PHOTO PAUL LITHERLAND, FOURNIE PAR LA GALERIE ANTOINE ERTASKIRAN

Vue de l'installation When the paper..., de l'artiste français Renaud Auguste-Dormeuil et du néon de Mathieu Beauséjour, l'amour de l'inconnu, présentés à la galerie antoine ertaskiran jusqu'au 26 mars.

Autres expos

DONALD BROWNE: LAST CALL

Galeriste de la curiosité et du contenu, Donald Browne fermera sa galerie de l'édifice Belgo à la fin du mois. Pour marquer ses dix ans de célébration des arts visuels, il présente une dernière expo avec des oeuvres de «ses» artistes. Intitulée Conversation Piece, l'exposition se présente sous la forme d'un salon d'art qui favorise les discussions et les échanges auprès d'oeuvres de Sara A. Tremblay, Raymonde April, John Francis, Jérôme Havre, Jim Holyoak, Mark Igloliorte, Valérie Kolakis, Suzy Lake, Lynne Marsh ou encore Jérôme Ruby. Bonne chance Donald Browne!

À la galerie Donald Browne (372, rue Sainte-Catherine Ouest, #528, Montréal), jusqu'au 31 mars.

JAMES KENNEDY

L'artiste montréalais James Kennedy présente les photographies sur acier et les sculptures d'acier découpé de ses séries Continents et Bridges à l'Alliance française de Toronto jusqu'au 2 avril. Il participera également au festival de photo Contact, dans la Ville Reine, les 8 et 9 mai. Et l'on peut également voir certaines de ses oeuvres - dont son Pont Jacques-Cartier - dans la télésérie radio-canadienne Ruptures, notamment dans le bureau d'Ariane Beaumont jouée par Mélissa Désormeaux-Poulin!

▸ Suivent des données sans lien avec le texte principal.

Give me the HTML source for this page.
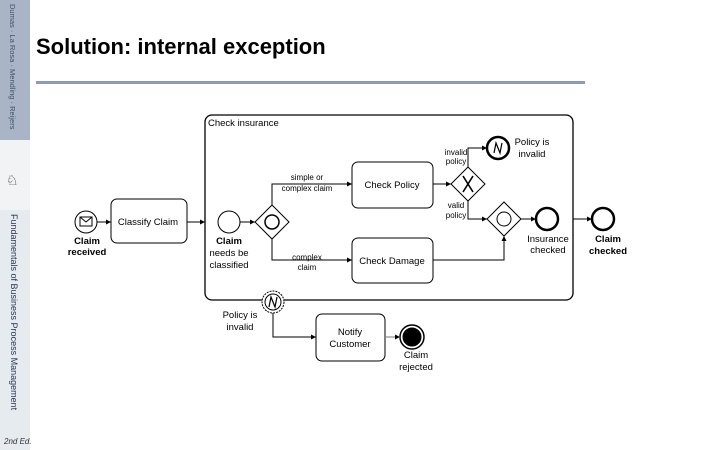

À l'Alliance française de Toronto (24, Spadina Road, Toronto), jusqu'au 2 avril.

KARINE GAGNÉ

Autodidacte douée, Karine Gagné photographie des paysages qu'elle transfère sur de l'aluminium brossé, avec une profondeur et une texture qui rappellent le 3D et le daguerréotype. Pour son exposition présentée jusqu'au 27 mars à la galerie Art Plus de Sutton, elle a privilégié des oeuvres selon un tour d'horloge précis, défini en parcourant une série de lieux visités, tels que le Québec, la Colombie ou le Costa Rica.

À la galerie Art Plus (8, rue Maple, Sutton), jusqu'au 27 mars.